### DATASET SECTION
•••••

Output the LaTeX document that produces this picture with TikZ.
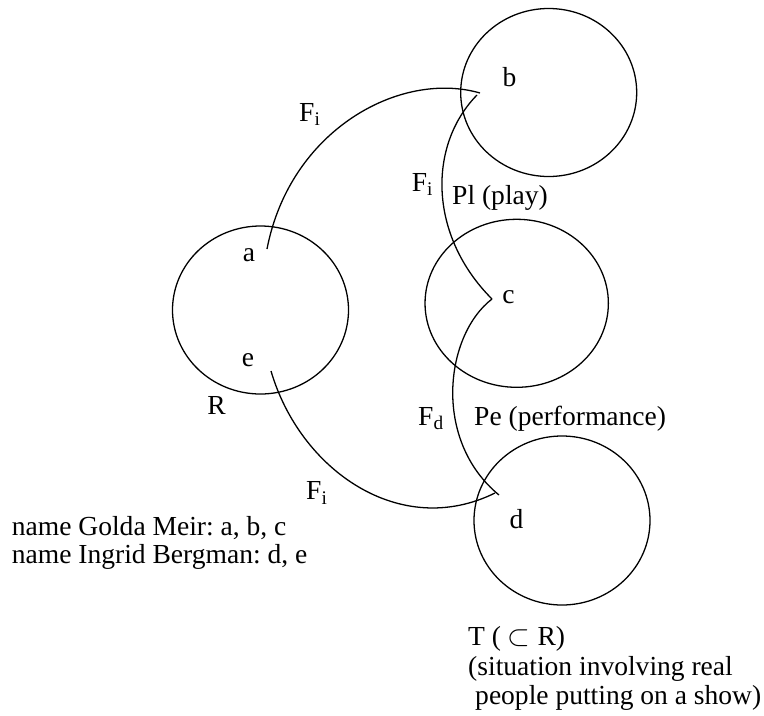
\documentclass[tikz,border=0pt]{standalone}
\usepackage{amsmath}
\usepackage{fontspec}
\setmainfont{Liberation Serif}
\usetikzlibrary{positioning}
\usetikzlibrary{shapes.geometric}

\tikzset{
sit/.style={draw, ellipse, inner sep=0pt, line width=1.1pt},
lbl/.style={anchor=base, inner sep=0pt, font=\fontsize{23.5pt}{24pt}\selectfont},
txt/.style={anchor=base west, inner sep=0pt, font=\fontsize{23.5pt}{24pt}\selectfont\frenchspacing},
fn/.style={line width=1.1pt}
}

\begin{document}
\begin{tikzpicture}[x=0.3mm, y=-0.3mm]
\useasboundingbox (0,0) rectangle (764,716);

% situations
{
\node[sit, minimum width=52.8mm, minimum height=50.4mm] (sitR) at (260.5,310) {};
\node[sit, minimum width=52.8mm, minimum height=50.4mm] (sitb) at (548.7,92.5) {};
\node[sit, minimum width=55mm, minimum height=50.4mm] (sitc) at (516.7,303.3) {};
\node[sit, minimum width=52.8mm, minimum height=50.7mm] (sitd) at (562,520.5) {};
}

% nodes
{
\node[lbl] (a) at (249,261) {a};
\node[lbl] (b) at (509.5,86) {b};
\node[lbl] (c) at (508.5,303) {c};
\node[lbl] (d) at (516.5,528) {d};
\node[lbl] (e) at (248,366) {e};
\node[lbl] (R) at (216.5,414) {R};
}

% ends of the lines
\coordinate (a-out) at (267,249);
\coordinate (b-in) at (480,93);
\coordinate (b-out) at (477,95);
\coordinate (c-tip) at (492,299);
\coordinate (d-in) at (499,495);
\coordinate (e-out) at (271,371);
\coordinate (d-end) at (495,493);

%lines
{
\draw[fn] (a-out) .. controls (290,130) and (400,70) .. (b-in);
\draw[fn] (b-out) .. controls (428,145) and (428,235) .. (c-tip);
\draw[fn] (c-tip) .. controls (445,335) and (432,440) .. (d-in);
\draw[fn] (e-out) .. controls (300,470) and (400,540) .. (d-end);
}

% labels of the lines
{
\node[txt] (Fab) at (299,121) {F\textsubscript{i}};
\node[txt] (Fbc) at (411.7,191) {F\textsubscript{i}};
\node[txt] (play) at (452,204) {Pl (play)};
\node[txt] (Fcd) at (418,425.6) {F\textsubscript{d}};
\node[txt] (perf) at (474,425.6) {Pe (performance)};
\node[txt] (Fed) at (306,499.7) {F\textsubscript{i}};
}

% names
\node[txt] (golda) at (11.7,535) {name Golda Meir: a, b, c};
\node[txt] (ingrid) at (11.7,563) {name Ingrid Bergman: d, e};

\node[txt] (T) at (468,645) {T ( $\subset$ R)};
\node[txt] (Tline2) at (468,675) {(situation involving real};
\node[txt] (Tline3) at (475,704) {people putting on a show)};

\end{tikzpicture}
\end{document}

•••••

### PROBLEM TO SOLVE
The material above must be printed exactly, with its pictures left out.

### SOLUTION FOR THIS TASK
Output the LaTeX document that produces this picture with TikZ.
\documentclass[tikz,border=0pt]{standalone}
\usepackage{amsmath}
\usepackage{fontspec}
\setmainfont{Liberation Serif}
\usetikzlibrary{positioning}
\usetikzlibrary{shapes.geometric}

\tikzset{
sit/.style={draw, ellipse, inner sep=0pt, line width=1.1pt},
lbl/.style={anchor=base, inner sep=0pt, font=\fontsize{23.5pt}{24pt}\selectfont},
txt/.style={anchor=base west, inner sep=0pt, font=\fontsize{23.5pt}{24pt}\selectfont\frenchspacing},
fn/.style={line width=1.1pt}
}

\begin{document}
\begin{tikzpicture}[x=0.3mm, y=-0.3mm]
\useasboundingbox (0,0) rectangle (764,716);

% situations
{
\node[sit, minimum width=52.8mm, minimum height=50.4mm] (sitR) at (260.5,310) {};
\node[sit, minimum width=52.8mm, minimum height=50.4mm] (sitb) at (548.7,92.5) {};
\node[sit, minimum width=55mm, minimum height=50.4mm] (sitc) at (516.7,303.3) {};
\node[sit, minimum width=52.8mm, minimum height=50.7mm] (sitd) at (562,520.5) {};
}

% nodes
{
\node[lbl] (a) at (249,261) {a};
\node[lbl] (b) at (509.5,86) {b};
\node[lbl] (c) at (508.5,303) {c};
\node[lbl] (d) at (516.5,528) {d};
\node[lbl] (e) at (248,366) {e};
\node[lbl] (R) at (216.5,414) {R};
}

% ends of the lines
\coordinate (a-out) at (267,249);
\coordinate (b-in) at (480,93);
\coordinate (b-out) at (477,95);
\coordinate (c-tip) at (492,299);
\coordinate (d-in) at (499,495);
\coordinate (e-out) at (271,371);
\coordinate (d-end) at (495,493);

%lines
{
\draw[fn] (a-out) .. controls (290,130) and (400,70) .. (b-in);
\draw[fn] (b-out) .. controls (428,145) and (428,235) .. (c-tip);
\draw[fn] (c-tip) .. controls (445,335) and (432,440) .. (d-in);
\draw[fn] (e-out) .. controls (300,470) and (400,540) .. (d-end);
}

% labels of the lines
{
\node[txt] (Fab) at (299,121) {F\textsubscript{i}};
\node[txt] (Fbc) at (411.7,191) {F\textsubscript{i}};
\node[txt] (play) at (452,204) {Pl (play)};
\node[txt] (Fcd) at (418,425.6) {F\textsubscript{d}};
\node[txt] (perf) at (474,425.6) {Pe (performance)};
\node[txt] (Fed) at (306,499.7) {F\textsubscript{i}};
}

% names
\node[txt] (golda) at (11.7,535) {name Golda Meir: a, b, c};
\node[txt] (ingrid) at (11.7,563) {name Ingrid Bergman: d, e};

\node[txt] (T) at (468,645) {T ( $\subset$ R)};
\node[txt] (Tline2) at (468,675) {(situation involving real};
\node[txt] (Tline3) at (475,704) {people putting on a show)};

\end{tikzpicture}
\end{document}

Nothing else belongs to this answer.